From the 1940s-1970s, the Italian-based Olivetti Typewriter Company was renowned for its design. It purchased the American Underwood Typewriter Company in 1959, and merged completely to form Olivetti-Underwood in 1963.
The company's offices and showrooms frequently exalted modernist architecture, furniture and its painting collection. Carlo Scarpa designed the Olivetti Showroom in Venice's Piazzo San Marco (1956-1958), Kenzo Tange the Olivetti Technical Centre and Warehouse in Yokoama, Tokyo (1970), and James Stirling the Olivetti Training Centre in Haslemere, Surrey (U.K., 1973).Olivetti's Paris shop was adorned with Paul Klee's Spettro di guerriero (1930); the Rome shop on Via del Tritone with Renato Guttuso's Boogie-Woogie (1953).
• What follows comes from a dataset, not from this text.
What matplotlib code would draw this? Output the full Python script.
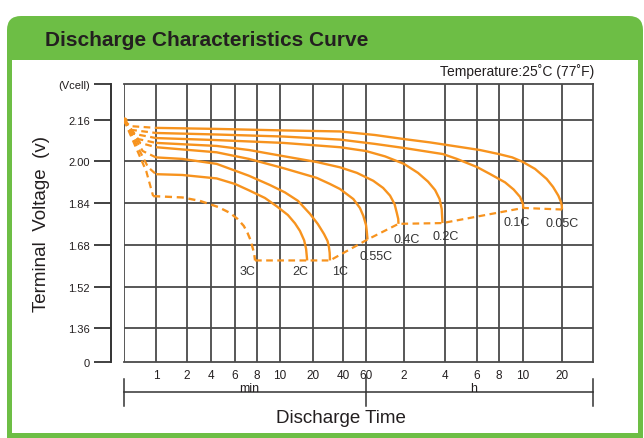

Among the architects employed by Olivetti at the end of the fifties to plan factories and workshops was Le Corbusier. Le Corbusier's project was carried out in two phases between 1961 and 1962 but it was never completed. On the threshold of the seventies, another master of contemporary architecture, Louis I Kahn, worked in collaboration with Olivetti, planning the factory at Harrisburg in Pennsylvania (1967-70).
All these projects represent an interesting cross-fertilization between the technical knowledge of the production and the factory and the architectural culture.